Reuko x Subtronics

Reuko designed the opening visuals for Subtronics' TESSERACT tour in the US which kicked off at The Armory in Minneapolis earlier this month.

We asked Reuko to tell us more about the project:

"For Subtronics Alien Communications visualizer, we were drawn to the concept of dormant ancient alien vessels scattered across an otherworldly realm, when suddenly a signal arrives that awakens these ancient beacons, and chaotic energy erupts in every direction.

“The first thing that I finished was actually the (first) drop, going heavy on the chaotic particle storm, strobing lights and lasers out of this alien pyramid vessel. We were all digging that right away, and Jesse and Ray Elemento, the legendary content director, let me run free with adding in variations and inversions that we would cut between to match the shifting energy in the music.”

The tricky thing was finding a way to transition between these different takes seamlessly without losing the flow and pace. We imagined that the vessel is less of a purely destructive death ray, but also an overpowered radio tower, sending and receiving signals from the unknown. From that concept it was natural to modify the structure of the vessel, giving it a portal/gateway that we traverse through to jump around the realm. Some of my favorite moments of this piece are when we’re flying through that triangular corridor, especially during the bridge to the second half of the track.

After we jammed that out, we needed to build a world around it to give it context, so I crafted a bunch of ambient landscapes to hint at the lore and history of this otherworld. The music was our north star for the pacing and narrative arc, following the slowly building atmospheric and psychedelic textures in the first act of the track, and converting this building energy into a visual punch in the face when the drop happens.

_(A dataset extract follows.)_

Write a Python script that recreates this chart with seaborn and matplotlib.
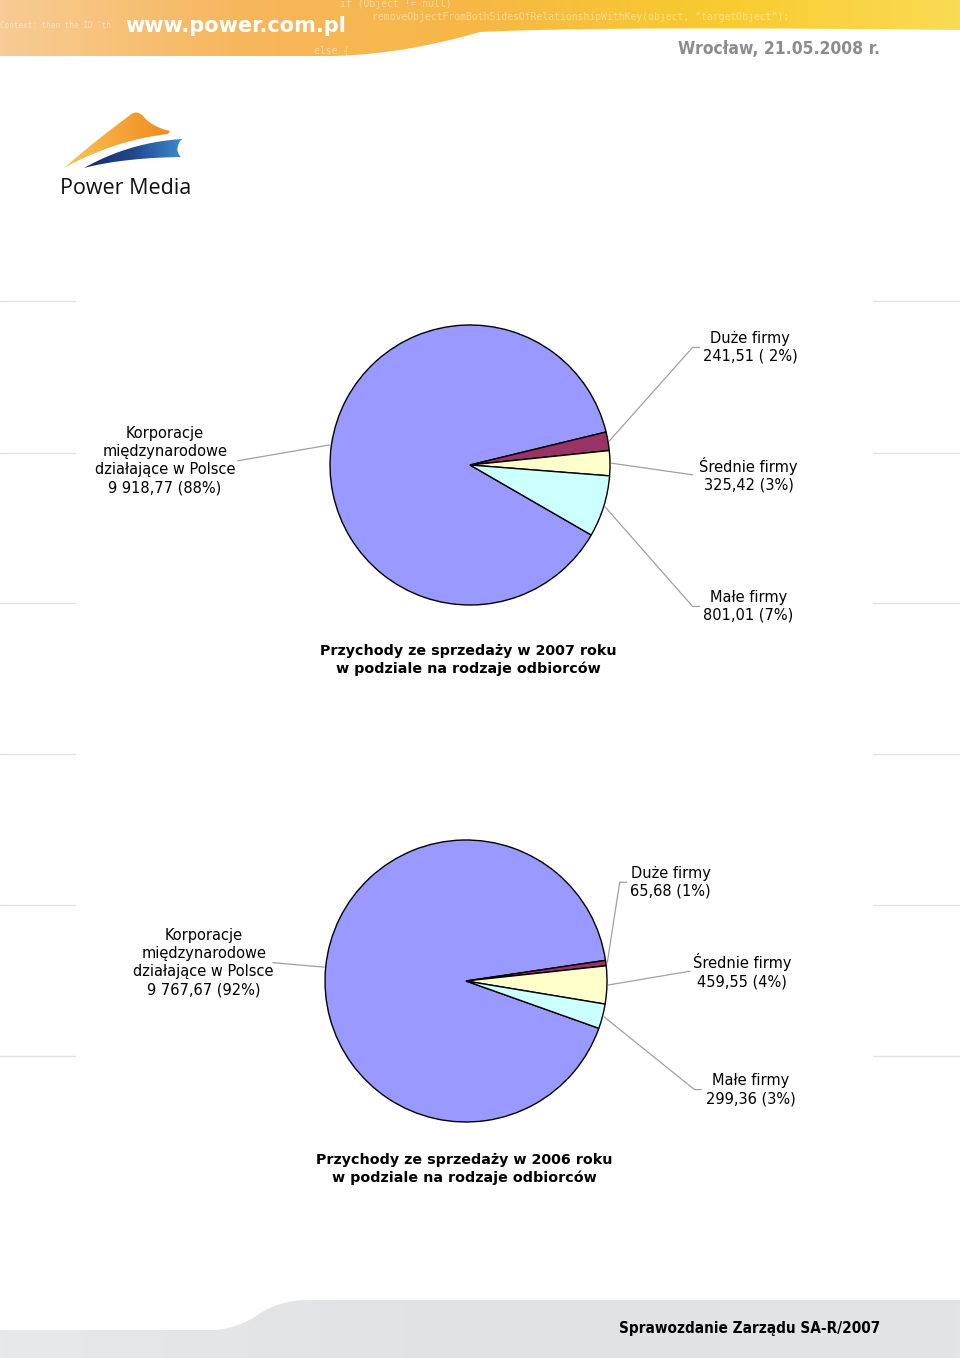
import numpy as np
import matplotlib
matplotlib.use("Agg")
import matplotlib.pyplot as plt
import seaborn as sns
from matplotlib.patches import Polygon
from matplotlib.colors import LinearSegmentedColormap

# -------------------------------
# DATA
# -------------------------------
categories = [
    "Korporacje\nmiędzynarodowe\ndziałające w Polsce",
    "Duże firmy",
    "Średnie firmy",
    "Małe firmy",
]
values_2007 = [9918.77, 241.51, 325.42, 801.01]
values_2006 = [9767.67, 65.68, 459.55, 299.36]
value_text_2007 = ["9 918,77 (88%)", "241,51 ( 2%)", "325,42 (3%)", "801,01 (7%)"]
value_text_2006 = ["9 767,67 (92%)", "65,68 (1%)", "459,55 (4%)", "299,36 (3%)"]
title_2007 = "Przychody ze sprzedaży w 2007 roku\nw podziale na rodzaje odbiorców"
title_2006 = "Przychody ze sprzedaży w 2006 roku\nw podziale na rodzaje odbiorców"

# -------------------------------
# STYLE
# -------------------------------
sns.set_theme(style="white")
plt.rcParams["font.family"] = ["DejaVu Sans"]
slice_colors = sns.color_palette(["#9999FF", "#993366", "#FFFFCC", "#CCFFFF"])

W, H = 960, 1358
fig = plt.figure(figsize=(W / 100, H / 100), dpi=100)
fig.patch.set_facecolor("white")

bg = fig.add_axes([0, 0, 1, 1])
bg.set_axis_off()


def bez(p0, p1, p2, n=30):
    t = np.linspace(0, 1, n)[:, None]
    p0, p1, p2 = map(np.array, (p0, p1, p2))
    return (1 - t) ** 2 * p0 + 2 * (1 - t) * t * p1 + t ** 2 * p2


def gradient_fill(ax, pts, colors, extent, vertical=False):
    cmap = LinearSegmentedColormap.from_list("g", colors)
    g = np.linspace(0, 1, 256)
    img = g[:, None] if vertical else g[None, :]
    im = ax.imshow(img, cmap=cmap, extent=extent, aspect="auto",
                   interpolation="bicubic", zorder=1)
    poly = Polygon(pts, closed=True, transform=ax.transData,
                   facecolor="none", edgecolor="none")
    ax.add_patch(poly)
    im.set_clip_path(poly)


# -------------------------------
# HEADER BANNER
# -------------------------------
banner = np.vstack([
    [[0, 0], [960, 0], [960, 30]],
    bez((960, 30), (600, 26), (480, 32)),
    bez((480, 32), (400, 55), (330, 56)),
    [[0, 56]],
])
gradient_fill(bg, banner, ["#F8CB94", "#F6B65C", "#F6B845", "#F8CB2E", "#FADB55"],
              [0, 960, 56, 0])

code_bits = [
    (340, 4, "if (Object != null)", 7),
    (372, 17, 'removeObjectFromBothSidesOfRelationshipWithKey(object, "targetObject");', 7),
    (314, 50, "else {", 7),
    (0, 25, 'Context: then the ID "th', 5.5),
]
for x, y, s, fs in code_bits:
    bg.text(x, y, s, fontsize=fs, family="DejaVu Sans Mono", color="white",
            alpha=0.45, va="center", ha="left", zorder=2)

bg.text(125, 26, "www.power.com.pl", fontsize=15, fontweight="bold",
        color="white", va="center", ha="left", zorder=3)
bg.text(880, 49, "Wrocław, 21.05.2008 r.", fontsize=12.5, fontweight="bold",
        fontstretch="condensed", color="#8C8C8C", va="center", ha="right", zorder=3)

# -------------------------------
# LOGO
# -------------------------------
orange = np.vstack([
    bez((64, 168), (96, 140), (129, 116)),
    bez((129, 116), (136, 109), (143, 116)),
    bez((143, 116), (152, 127), (170, 131)),
    [[168, 134]],
    bez((168, 134), (115, 140), (64, 168)),
])
gradient_fill(bg, orange, ["#F7C75A", "#F4A63A", "#EF8A1E"], [64, 172, 170, 108])

blue = np.vstack([
    bez((84, 168), (130, 142), (183, 139)),
    bez((183, 139), (179, 141), (178, 146)),
    bez((178, 146), (176, 152), (181, 157)),
    bez((181, 157), (122, 158), (84, 168)),
])
gradient_fill(bg, blue, ["#172A66", "#23478E", "#3C8FD0"], [84, 184, 170, 136])

bg.text(60, 189, "Power Media", fontsize=15.5, family="Open Sans",
        color="#111111", va="center", ha="left", zorder=3)

# -------------------------------
# PAGE DECORATION LINES
# -------------------------------
for y in [301, 453, 603, 754, 905, 1056]:
    bg.plot([0, 75], [y, y], color="#E2E2E2", lw=1, zorder=1)
    bg.plot([873, 960], [y, y], color="#E2E2E2", lw=1, zorder=1)

# -------------------------------
# FOOTER
# -------------------------------
footer = np.vstack([
    [[0, 1330], [215, 1330]],
    bez((215, 1330), (240, 1328), (262, 1312)),
    bez((262, 1312), (282, 1300), (310, 1300)),
    [[960, 1300], [960, 1358], [0, 1358]],
])
gradient_fill(bg, footer, ["#E6E8EA", "#E0E2E4", "#E2E4E6"], [0, 960, 1358, 1298])
bg.text(880, 1328, "Sprawozdanie Zarządu SA-R/2007", fontsize=11, fontweight="bold",
        fontstretch="condensed", color="black", va="center", ha="right", zorder=3)

bg.set_xlim(0, W)
bg.set_ylim(H, 0)


# -------------------------------
# PIE CHARTS
# -------------------------------
def draw_pie(cx, cy, r, values, texts, startangle, label_pos, title, title_y):
    ax = fig.add_axes([(cx - r) / W, 1 - (cy + r) / H, 2 * r / W, 2 * r / H])
    wedges, _ = ax.pie(values, colors=slice_colors, startangle=startangle,
                       counterclock=False, radius=1,
                       wedgeprops=dict(edgecolor="black", linewidth=1))
    ax.set_xlim(-1, 1)
    ax.set_ylim(-1, 1)
    ax.set_axis_off()

    for w, cat, txt, (tx, ty, ex, tick) in zip(wedges, categories, texts, label_pos):
        mid = np.deg2rad((w.theta1 + w.theta2) / 2)
        sx, sy = 1.01 * np.cos(mid), 1.01 * np.sin(mid)
        xs, ys = [sx, ex], [sy, ty]
        if tick:
            xs.append(ex + tick)
            ys.append(ty)
        ax.plot(xs, ys, color="#A0A0A0", lw=0.9, clip_on=False)
        ax.text(tx, ty, cat + "\n" + txt, ha="center", va="center",
                fontsize=10.5, color="black", linespacing=1.25, clip_on=False)

    bg.text(cx - 2, title_y, title, ha="center", va="center", fontsize=10.3,
            fontweight="bold", color="black", linespacing=1.3)


# label layout: text centre x, y, leader elbow x, horizontal tick length
pos_2007 = [(-2.18, 0.03, -1.66, 0), (2.0, 0.84, 1.59, 0.05),
            (1.99, -0.07, 1.59, 0), (1.99, -1.01, 1.59, 0.05)]
pos_2006 = [(-1.86, 0.13, -1.37, 0), (1.45, 0.70, 1.09, 0.05),
            (1.96, 0.07, 1.59, 0), (2.02, -0.77, 1.62, 0.05)]

draw_pie(470, 465, 140, values_2007, value_text_2007, 330, pos_2007, title_2007, 660)
draw_pie(466, 981, 141, values_2006, value_text_2006, 340.4, pos_2006, title_2006, 1169)

plt.savefig("out.png", dpi=100, facecolor="white")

The second half of the music is a totally different genre, a big shift from the dubstep energy in the first half to something more EDM style. Often with visualizers today, you’ll see a handful of scenes or shots reused and looped, but we were so stoked on expanding this world and seeing it from as many angles as we could. The style shift in the middle demanded a completely different perspective, going from whipping movements of aggressive stop-and-go with the first drop, to a constantly forward-moving flight across this otherworld to close out the track.

The beauty of working with a toolset like Unreal Engine 5 is that we can build fast, so if we realize that the storyboard has a gap and we need an extra scene or variation, it’s pretty quick to get that set up. That invites a creative pace that’s more like jamming in a band, and it really gets my juices pumping to see a final vision/product coming together in real-time."